Task objective: Look at the data below and print exactly the lines from its first line through the line with "1.97, 2.03, 2.06];"; the pictures stay out of the copy.

— Begin Available data —

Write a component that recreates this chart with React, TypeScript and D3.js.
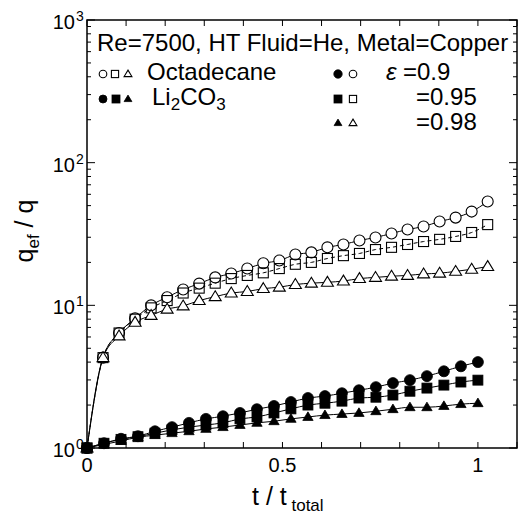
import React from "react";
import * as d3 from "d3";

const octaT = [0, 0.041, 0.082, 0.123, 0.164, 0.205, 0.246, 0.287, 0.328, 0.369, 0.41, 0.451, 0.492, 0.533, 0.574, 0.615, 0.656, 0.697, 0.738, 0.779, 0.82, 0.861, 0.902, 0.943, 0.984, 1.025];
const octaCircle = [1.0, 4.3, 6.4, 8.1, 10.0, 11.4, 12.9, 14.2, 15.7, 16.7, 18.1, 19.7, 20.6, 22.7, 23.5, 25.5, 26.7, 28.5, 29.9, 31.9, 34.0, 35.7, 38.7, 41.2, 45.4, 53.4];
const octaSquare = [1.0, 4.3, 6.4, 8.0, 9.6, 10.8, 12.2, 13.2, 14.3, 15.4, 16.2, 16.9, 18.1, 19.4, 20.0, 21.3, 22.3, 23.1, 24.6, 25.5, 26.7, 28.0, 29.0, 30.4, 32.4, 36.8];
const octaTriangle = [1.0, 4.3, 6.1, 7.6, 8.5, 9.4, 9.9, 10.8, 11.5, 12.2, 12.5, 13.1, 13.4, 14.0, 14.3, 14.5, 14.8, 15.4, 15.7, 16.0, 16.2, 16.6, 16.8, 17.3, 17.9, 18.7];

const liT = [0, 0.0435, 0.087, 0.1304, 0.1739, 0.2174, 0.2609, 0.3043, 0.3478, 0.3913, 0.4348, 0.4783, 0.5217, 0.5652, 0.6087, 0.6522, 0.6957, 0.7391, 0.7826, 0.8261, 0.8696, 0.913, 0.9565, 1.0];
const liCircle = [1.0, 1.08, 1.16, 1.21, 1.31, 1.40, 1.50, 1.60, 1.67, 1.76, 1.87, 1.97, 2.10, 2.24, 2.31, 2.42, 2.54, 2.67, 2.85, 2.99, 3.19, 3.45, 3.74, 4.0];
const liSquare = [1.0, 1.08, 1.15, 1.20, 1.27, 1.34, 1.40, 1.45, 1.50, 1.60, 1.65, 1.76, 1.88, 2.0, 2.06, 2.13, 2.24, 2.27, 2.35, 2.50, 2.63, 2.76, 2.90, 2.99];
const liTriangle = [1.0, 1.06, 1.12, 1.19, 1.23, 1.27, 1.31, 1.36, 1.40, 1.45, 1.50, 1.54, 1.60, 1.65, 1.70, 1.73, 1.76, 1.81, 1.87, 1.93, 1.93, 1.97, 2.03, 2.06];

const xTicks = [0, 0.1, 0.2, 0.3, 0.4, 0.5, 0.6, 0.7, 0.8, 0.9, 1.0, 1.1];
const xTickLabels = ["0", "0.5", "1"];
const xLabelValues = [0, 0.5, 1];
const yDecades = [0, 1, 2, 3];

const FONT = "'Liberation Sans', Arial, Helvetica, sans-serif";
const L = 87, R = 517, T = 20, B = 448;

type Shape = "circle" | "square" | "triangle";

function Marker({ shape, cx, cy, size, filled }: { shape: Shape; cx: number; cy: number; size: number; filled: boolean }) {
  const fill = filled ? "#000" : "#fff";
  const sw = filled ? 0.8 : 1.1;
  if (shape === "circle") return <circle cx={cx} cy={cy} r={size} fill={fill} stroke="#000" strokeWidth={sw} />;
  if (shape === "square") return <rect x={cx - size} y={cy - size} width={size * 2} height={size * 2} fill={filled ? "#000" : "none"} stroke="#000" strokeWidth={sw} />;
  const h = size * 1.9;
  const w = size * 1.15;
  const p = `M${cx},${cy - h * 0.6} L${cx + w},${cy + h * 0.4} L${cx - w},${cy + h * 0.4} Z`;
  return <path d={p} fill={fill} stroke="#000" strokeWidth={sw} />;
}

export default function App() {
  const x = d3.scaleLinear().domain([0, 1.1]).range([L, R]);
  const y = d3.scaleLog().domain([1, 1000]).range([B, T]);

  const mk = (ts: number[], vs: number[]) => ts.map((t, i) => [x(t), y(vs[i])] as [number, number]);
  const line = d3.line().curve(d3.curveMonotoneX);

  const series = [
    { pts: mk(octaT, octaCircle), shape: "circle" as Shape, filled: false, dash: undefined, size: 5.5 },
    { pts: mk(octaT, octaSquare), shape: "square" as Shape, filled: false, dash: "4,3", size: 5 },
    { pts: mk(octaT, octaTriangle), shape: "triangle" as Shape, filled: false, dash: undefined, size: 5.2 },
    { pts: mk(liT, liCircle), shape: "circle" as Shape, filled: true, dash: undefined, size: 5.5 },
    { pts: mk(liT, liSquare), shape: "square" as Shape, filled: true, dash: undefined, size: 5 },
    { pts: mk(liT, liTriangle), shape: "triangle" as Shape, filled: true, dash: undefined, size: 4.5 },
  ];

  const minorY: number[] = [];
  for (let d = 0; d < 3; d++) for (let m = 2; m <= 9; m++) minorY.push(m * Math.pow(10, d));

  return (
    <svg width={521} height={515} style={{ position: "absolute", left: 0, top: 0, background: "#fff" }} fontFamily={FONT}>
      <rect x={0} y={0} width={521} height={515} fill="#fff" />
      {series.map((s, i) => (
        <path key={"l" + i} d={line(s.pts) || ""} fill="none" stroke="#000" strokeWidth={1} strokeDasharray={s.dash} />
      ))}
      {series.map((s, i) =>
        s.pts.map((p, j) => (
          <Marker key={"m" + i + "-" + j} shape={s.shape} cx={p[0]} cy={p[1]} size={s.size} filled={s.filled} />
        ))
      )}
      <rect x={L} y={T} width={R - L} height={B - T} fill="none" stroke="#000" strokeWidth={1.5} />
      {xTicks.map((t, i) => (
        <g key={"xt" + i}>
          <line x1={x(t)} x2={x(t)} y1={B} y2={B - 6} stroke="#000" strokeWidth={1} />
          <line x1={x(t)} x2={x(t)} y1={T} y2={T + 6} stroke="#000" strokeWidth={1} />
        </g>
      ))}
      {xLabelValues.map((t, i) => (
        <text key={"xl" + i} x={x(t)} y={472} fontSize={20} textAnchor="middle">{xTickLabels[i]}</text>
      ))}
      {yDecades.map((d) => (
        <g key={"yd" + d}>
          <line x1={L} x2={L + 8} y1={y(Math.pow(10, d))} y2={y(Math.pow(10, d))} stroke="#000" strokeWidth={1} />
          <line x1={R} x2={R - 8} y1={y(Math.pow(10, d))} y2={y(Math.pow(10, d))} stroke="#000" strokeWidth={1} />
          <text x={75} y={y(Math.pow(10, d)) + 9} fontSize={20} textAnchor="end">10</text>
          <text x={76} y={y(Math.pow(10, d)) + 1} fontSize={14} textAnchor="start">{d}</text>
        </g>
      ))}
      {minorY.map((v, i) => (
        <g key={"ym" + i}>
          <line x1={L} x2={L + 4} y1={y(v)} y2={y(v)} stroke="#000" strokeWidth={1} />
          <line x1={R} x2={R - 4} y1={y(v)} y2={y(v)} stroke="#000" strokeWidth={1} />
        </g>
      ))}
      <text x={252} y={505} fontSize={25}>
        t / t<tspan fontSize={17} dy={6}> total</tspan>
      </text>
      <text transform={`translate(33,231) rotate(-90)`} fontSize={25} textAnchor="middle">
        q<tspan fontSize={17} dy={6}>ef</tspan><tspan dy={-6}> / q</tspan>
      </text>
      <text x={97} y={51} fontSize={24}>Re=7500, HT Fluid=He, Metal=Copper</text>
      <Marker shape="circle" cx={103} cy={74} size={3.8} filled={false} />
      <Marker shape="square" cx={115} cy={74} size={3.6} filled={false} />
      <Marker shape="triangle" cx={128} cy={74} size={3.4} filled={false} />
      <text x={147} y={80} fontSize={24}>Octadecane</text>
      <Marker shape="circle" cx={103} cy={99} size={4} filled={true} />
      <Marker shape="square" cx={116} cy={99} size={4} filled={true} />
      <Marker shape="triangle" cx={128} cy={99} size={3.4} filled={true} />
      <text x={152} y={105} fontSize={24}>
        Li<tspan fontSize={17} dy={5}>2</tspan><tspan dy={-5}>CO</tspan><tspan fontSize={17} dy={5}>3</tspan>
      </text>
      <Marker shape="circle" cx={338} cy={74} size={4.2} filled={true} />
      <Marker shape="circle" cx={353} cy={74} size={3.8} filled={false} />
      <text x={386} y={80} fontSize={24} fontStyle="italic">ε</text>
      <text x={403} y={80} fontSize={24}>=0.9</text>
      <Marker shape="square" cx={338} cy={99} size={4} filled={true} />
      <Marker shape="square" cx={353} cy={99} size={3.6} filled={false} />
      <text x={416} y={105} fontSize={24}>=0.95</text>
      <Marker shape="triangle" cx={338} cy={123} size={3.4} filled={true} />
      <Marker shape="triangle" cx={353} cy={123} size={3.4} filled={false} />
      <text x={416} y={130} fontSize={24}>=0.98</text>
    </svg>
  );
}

— End Available data —

The reply:
Write a component that recreates this chart with React, TypeScript and D3.js.
import React from "react";
import * as d3 from "d3";

const octaT = [0, 0.041, 0.082, 0.123, 0.164, 0.205, 0.246, 0.287, 0.328, 0.369, 0.41, 0.451, 0.492, 0.533, 0.574, 0.615, 0.656, 0.697, 0.738, 0.779, 0.82, 0.861, 0.902, 0.943, 0.984, 1.025];
const octaCircle = [1.0, 4.3, 6.4, 8.1, 10.0, 11.4, 12.9, 14.2, 15.7, 16.7, 18.1, 19.7, 20.6, 22.7, 23.5, 25.5, 26.7, 28.5, 29.9, 31.9, 34.0, 35.7, 38.7, 41.2, 45.4, 53.4];
const octaSquare = [1.0, 4.3, 6.4, 8.0, 9.6, 10.8, 12.2, 13.2, 14.3, 15.4, 16.2, 16.9, 18.1, 19.4, 20.0, 21.3, 22.3, 23.1, 24.6, 25.5, 26.7, 28.0, 29.0, 30.4, 32.4, 36.8];
const octaTriangle = [1.0, 4.3, 6.1, 7.6, 8.5, 9.4, 9.9, 10.8, 11.5, 12.2, 12.5, 13.1, 13.4, 14.0, 14.3, 14.5, 14.8, 15.4, 15.7, 16.0, 16.2, 16.6, 16.8, 17.3, 17.9, 18.7];

const liT = [0, 0.0435, 0.087, 0.1304, 0.1739, 0.2174, 0.2609, 0.3043, 0.3478, 0.3913, 0.4348, 0.4783, 0.5217, 0.5652, 0.6087, 0.6522, 0.6957, 0.7391, 0.7826, 0.8261, 0.8696, 0.913, 0.9565, 1.0];
const liCircle = [1.0, 1.08, 1.16, 1.21, 1.31, 1.40, 1.50, 1.60, 1.67, 1.76, 1.87, 1.97, 2.10, 2.24, 2.31, 2.42, 2.54, 2.67, 2.85, 2.99, 3.19, 3.45, 3.74, 4.0];
const liSquare = [1.0, 1.08, 1.15, 1.20, 1.27, 1.34, 1.40, 1.45, 1.50, 1.60, 1.65, 1.76, 1.88, 2.0, 2.06, 2.13, 2.24, 2.27, 2.35, 2.50, 2.63, 2.76, 2.90, 2.99];
const liTriangle = [1.0, 1.06, 1.12, 1.19, 1.23, 1.27, 1.31, 1.36, 1.40, 1.45, 1.50, 1.54, 1.60, 1.65, 1.70, 1.73, 1.76, 1.81, 1.87, 1.93, 1.93, 1.97, 2.03, 2.06];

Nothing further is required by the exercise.